Vail Daily column: Avon racing to a mirage
I can see the allure the Skier Building holds for Avon leaders.
It’s a mirage, though, a shell built on the cheap, tempting the town to its peril as officials see what they want to see, overlooking barren reality that will become all too clear soon enough.
In other words, there’s good reason the building has sat empty for a decade.
Oh, the facade is promising enough. I appreciate the logic I think I see in the town aiming to bring a measure of life to the building closer to the town center, clear more room by the lake or put a conference center at the current town hall site, and have fresh quarters for the staff and public that visits.
Alas, the flaws overpower the idyllic thinking and rush to buy up the building in a ready, fire, aim rashness. At least that’s how observers with actual expertise in commercial real estate and commercial development view this after studying the town’s plans.
Where to begin?
Maybe with the appraisal of the building and price the town would pay. It’s nice that this purchase would not raise taxes, but don’t taxpayers have a little higher standard for stewardship than that?
Mark Kogan, a retired Goldman Sachs partner who has handled tens of billions of dollars in commercial real estate investments in his career at the firm and for his multi-generational family real estate business, quickly found that the appraisal for the town asserted the building was worth $3.2 million only if its underground parking were part of the purchase. It’s not.
Town officials have listed the value of the property at $3.2 million in their “Skier Building Fact Sheet” for the public. Only that’s not true. Not by a long shot. The building appraised at $2 million without the parking.
This and significantly higher cost estimates for renovation than the appraiser understood combine to lower the value of the building to as low as $1 million, in Kogan’s and others’ estimations.
Yet the town has the building under contract for $3.2 million anyway.
Meantime, the building inspector found cracks in the base concrete and the roofing on its way to wearing out, but missed what Vail Resorts found while looking twice into buying the building for office space: A water main possibly too small to serve the building, questionable electrical capacity, slow elevator and floors that may not safely support the weight of office people and their file cabinets.
Turns out the Skier Building was constructed as cheaply as possible to meet the town’s terms enabling the owners to build the Sheraton time-share tower and hotel.
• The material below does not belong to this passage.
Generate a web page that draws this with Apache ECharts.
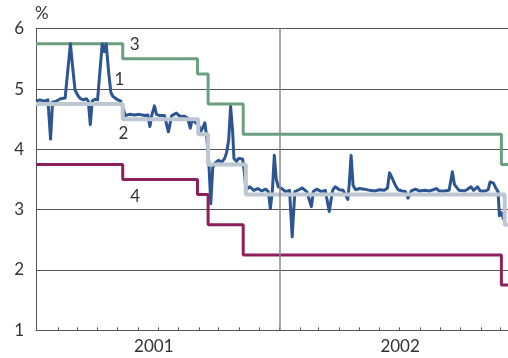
<!DOCTYPE html>
<html>
<head>
<meta charset="utf-8">
<script src="https://cdn.jsdelivr.net/npm/echarts@6/dist/echarts.min.js"></script>
<style>html,body{margin:0;padding:0;background:#fff}#c{width:508px;height:358px}</style>
</head>
<body>
<div id="c"></div>
<script>
// ---- Data ----
// Series 1: overnight rate (blue)
const rate1Dates = [
  '2000-12-29','2001-01-04','2001-01-10','2001-01-16','2001-01-20','2001-01-23','2001-01-29','2001-02-04','2001-02-11','2001-02-15',
  '2001-02-19','2001-02-22','2001-02-26','2001-03-03','2001-03-06','2001-03-11','2001-03-15','2001-03-18','2001-03-21','2001-03-24',
  '2001-03-28','2001-04-01','2001-04-04','2001-04-08','2001-04-11','2001-04-14','2001-04-18','2001-04-21','2001-04-24','2001-04-27',
  '2001-04-30','2001-05-03','2001-05-06','2001-05-09','2001-05-13','2001-05-19','2001-05-27','2001-06-03','2001-06-11','2001-06-16',
  '2001-06-19','2001-06-22','2001-06-24','2001-06-26','2001-06-29','2001-07-04','2001-07-11','2001-07-13','2001-07-17','2001-07-22',
  '2001-07-29','2001-08-03','2001-08-10','2001-08-15','2001-08-19','2001-08-22','2001-08-27','2001-08-31','2001-09-04','2001-09-07',
  '2001-09-10','2001-09-13','2001-09-16','2001-09-19','2001-09-22','2001-09-26','2001-10-01','2001-10-05','2001-10-10','2001-10-13',
  '2001-10-16','2001-10-19','2001-10-22','2001-10-24','2001-10-28','2001-10-31','2001-11-03','2001-11-06','2001-11-09','2001-11-11',
  '2001-11-17','2001-11-23','2001-11-29','2001-12-05','2001-12-11','2001-12-15','2001-12-18','2001-12-21','2001-12-24','2001-12-27',
  '2001-12-30','2002-01-04','2002-01-10','2002-01-16','2002-01-20','2002-01-24','2002-01-30','2002-02-04','2002-02-11','2002-02-18',
  '2002-02-21','2002-02-26','2002-03-05','2002-03-11','2002-03-17','2002-03-22','2002-03-26','2002-04-01','2002-04-07','2002-04-14',
  '2002-04-16','2002-04-19','2002-04-22','2002-04-26','2002-05-02','2002-05-09','2002-05-17','2002-05-24','2002-06-01','2002-06-08',
  '2002-06-13','2002-06-16','2002-06-18','2002-06-21','2002-06-25','2002-06-29','2002-07-05','2002-07-10','2002-07-14','2002-07-19',
  '2002-07-25','2002-07-31','2002-08-08','2002-08-15','2002-08-21','2002-08-26','2002-08-30','2002-09-07','2002-09-14','2002-09-19',
  '2002-09-22','2002-09-25','2002-09-29','2002-10-07','2002-10-11','2002-10-17','2002-10-21','2002-10-27','2002-10-31','2002-11-08',
  '2002-11-12','2002-11-15','2002-11-17','2002-11-20','2002-11-24','2002-11-27','2002-11-29','2002-12-02','2002-12-05','2002-12-08'
];
const rate1Values = [
  4.80,4.82,4.80,4.82,4.17,4.78,4.80,4.84,4.85,5.30,
  5.75,5.40,4.98,4.88,4.84,4.82,4.84,4.80,4.41,4.80,
  4.83,4.82,4.85,5.75,5.62,5.75,5.25,4.95,4.88,4.90,
  4.83,4.85,4.80,4.78,4.56,4.58,4.57,4.58,4.56,4.57,
  4.38,4.57,4.60,4.72,4.58,4.56,4.56,4.56,4.29,4.56,
  4.60,4.55,4.55,4.52,4.35,4.50,4.44,4.42,4.30,4.36,
  4.44,4.20,3.80,3.10,3.70,3.78,3.82,3.78,3.85,3.95,
  4.15,4.71,4.30,3.85,3.80,3.85,3.82,3.84,3.60,3.33,
  3.38,3.32,3.35,3.31,3.34,3.30,3.02,3.30,3.90,3.50,
  3.38,3.35,3.30,3.32,2.55,3.30,3.33,3.36,3.30,3.05,
  3.30,3.34,3.30,3.32,2.97,3.32,3.38,3.33,3.32,3.17,
  3.40,3.90,3.40,3.33,3.35,3.34,3.32,3.31,3.33,3.32,
  3.36,3.61,3.57,3.50,3.40,3.33,3.31,3.30,3.19,3.31,
  3.34,3.31,3.32,3.31,3.33,3.35,3.31,3.31,3.32,3.63,
  3.42,3.44,3.32,3.31,3.33,3.38,3.32,3.38,3.31,3.31,
  3.33,3.46,3.49,3.44,3.35,3.30,2.90,2.95,2.85,2.90
];
// Series 2: main rate (light grey), step changes
const rate2Dates  = ['2000-12-29','2001-05-09','2001-08-31','2001-09-15','2001-11-11','2002-12-07','2002-12-12'];
const rate2Values = [4.75, 4.50, 4.25, 3.75, 3.25, 2.75, 2.75];
// Series 3: upper rate (green)
const rate3Dates  = ['2000-12-29','2001-05-09','2001-08-30','2001-09-15','2001-11-07','2002-12-02','2002-12-12'];
const rate3Values = [5.75, 5.50, 5.25, 4.75, 4.25, 3.75, 3.75];
// Series 4: lower rate (maroon)
const rate4Dates  = ['2000-12-29','2001-05-09','2001-08-30','2001-09-15','2001-11-07','2002-12-02','2002-12-12'];
const rate4Values = [3.75, 3.50, 3.25, 2.75, 2.25, 1.75, 1.75];
// Axis
const xMin = '2000-12-29', xMax = '2002-12-12';
const yearLabels = ['2001', '2002'];
const yearLabelDates = ['2001-06-25', '2002-07-02'];
const yearBoundary = '2002-01-01';
const yTicks = [1, 6, 1]; // min, max, interval
// Series labels
const seriesNames = ['1', '2', '3', '4'];
const seriesLabelAt = [['2001-05-04', 5.15], ['2001-05-10', 4.27], ['2001-05-27', 5.73], ['2001-05-28', 3.22]];

// ---- Build ----
const P = s => echarts.number.parseDate(s).getTime();
const zip = (d, v) => d.map((x, i) => [P(x), v[i]]);
const monthTicks = [];
for (let y = 2001; y <= 2002; y++) for (let m = 1; m <= 12; m++) {
  if (y === 2001 && m === 1) continue;
  monthTicks.push(P(y + '-' + String(m).padStart(2, '0') + '-01'));
}
const labelVals = yearLabelDates.map(P);
const FONT = 'Lato, "Open Sans", sans-serif';
const labelPoint = (i) => ({
  data: [{ coord: [P(seriesLabelAt[i][0]), seriesLabelAt[i][1]], value: seriesNames[i] }],
  symbol: 'circle', symbolSize: 1, silent: true,
  itemStyle: { color: 'rgba(0,0,0,0)' },
  label: { show: true, formatter: seriesNames[i], color: '#333', fontSize: 17, fontFamily: FONT, position: 'inside' }
});

const chart = echarts.init(document.getElementById('c'), null, { renderer: 'canvas' });
chart.setOption({
  animation: false,
  backgroundColor: '#fff',
  grid: { left: 36, right: 0, top: 28.7, bottom: 27.7, containLabel: false },
  xAxis: {
    type: 'value', min: P(xMin), max: P(xMax),
    axisLine: { show: true, onZero: false, lineStyle: { color: '#555', width: 1 } },
    axisTick: { show: true, inside: true, length: 3, lineStyle: { color: '#555' }, customValues: monthTicks },
    axisLabel: { show: true, customValues: labelVals,
      formatter: v => { const i = labelVals.indexOf(v); return i >= 0 ? yearLabels[i] : ''; },
      color: '#333', fontSize: 17, fontFamily: FONT, margin: 8 },
    splitLine: { show: false }
  },
  yAxis: {
    type: 'value', min: yTicks[0], max: yTicks[1], interval: yTicks[2],
    name: '%', nameLocation: 'end', nameGap: 7,
    nameTextStyle: { color: '#333', fontSize: 17, fontFamily: FONT, align: 'left', padding: [0, 0, 0, -1] },
    axisLine: { show: true, lineStyle: { color: '#555', width: 1 } },
    axisTick: { show: false },
    axisLabel: { color: '#333', fontSize: 17, fontFamily: FONT, margin: 12 },
    splitLine: { show: true, lineStyle: { color: '#555', width: 1 } }
  },
  series: [
    { name: '3', type: 'line', step: 'end', symbol: 'none', data: zip(rate3Dates, rate3Values),
      lineStyle: { color: '#6a9f80', width: 3 }, markPoint: labelPoint(2) },
    { name: '4', type: 'line', step: 'end', symbol: 'none', data: zip(rate4Dates, rate4Values),
      lineStyle: { color: '#8c2059', width: 3 }, markPoint: labelPoint(3) },
    { name: '1', type: 'line', symbol: 'none', data: zip(rate1Dates, rate1Values),
      lineStyle: { color: '#2d5591', width: 3, join: 'round' }, markPoint: labelPoint(0),
      markLine: { silent: true, symbol: 'none', label: { show: false },
        lineStyle: { color: '#888', width: 1.5, type: 'solid' }, data: [{ xAxis: P(yearBoundary) }] } },
    { name: '2', type: 'line', step: 'end', symbol: 'none', data: zip(rate2Dates, rate2Values),
      lineStyle: { color: '#bdc7d2', width: 4 }, markPoint: labelPoint(1) }
  ]
});
</script>
</body>
</html>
And so the shell has sat empty ever since.
Oh, and to investigate the condition of the building, the town hired a home-inspection company instead of a licensed commercial building inspection firm. The inspection report itself clearly is oriented toward homes and condos, not commercial property.
Unless the town’s voters muster higher wisdom, the town will not only overpay for the building, big clues abound that suggest the cost of renovations will likely run along the path of that infamous “fast-tracked” stage at Lake Nottingham. Those costs metastasized in a similar late rush to build in time for the Alpine World Ski Championships.
If that’s not enough to slow down on this venture, there are other compelling reasons to exercise caution, too, at least to the knowledgeable critics.
I’ll get into some of those next week, as space isn’t available today to cover that ground.
Meantime, I can’t shake this image of the town leadership as thirsty horses believing they’ve caught sight of water. The stampede is on, trampling prudence underfoot. That mirage looks so achingly real.
Only the voters can rein this in, if they look hard enough to recognize the mirage for what it is.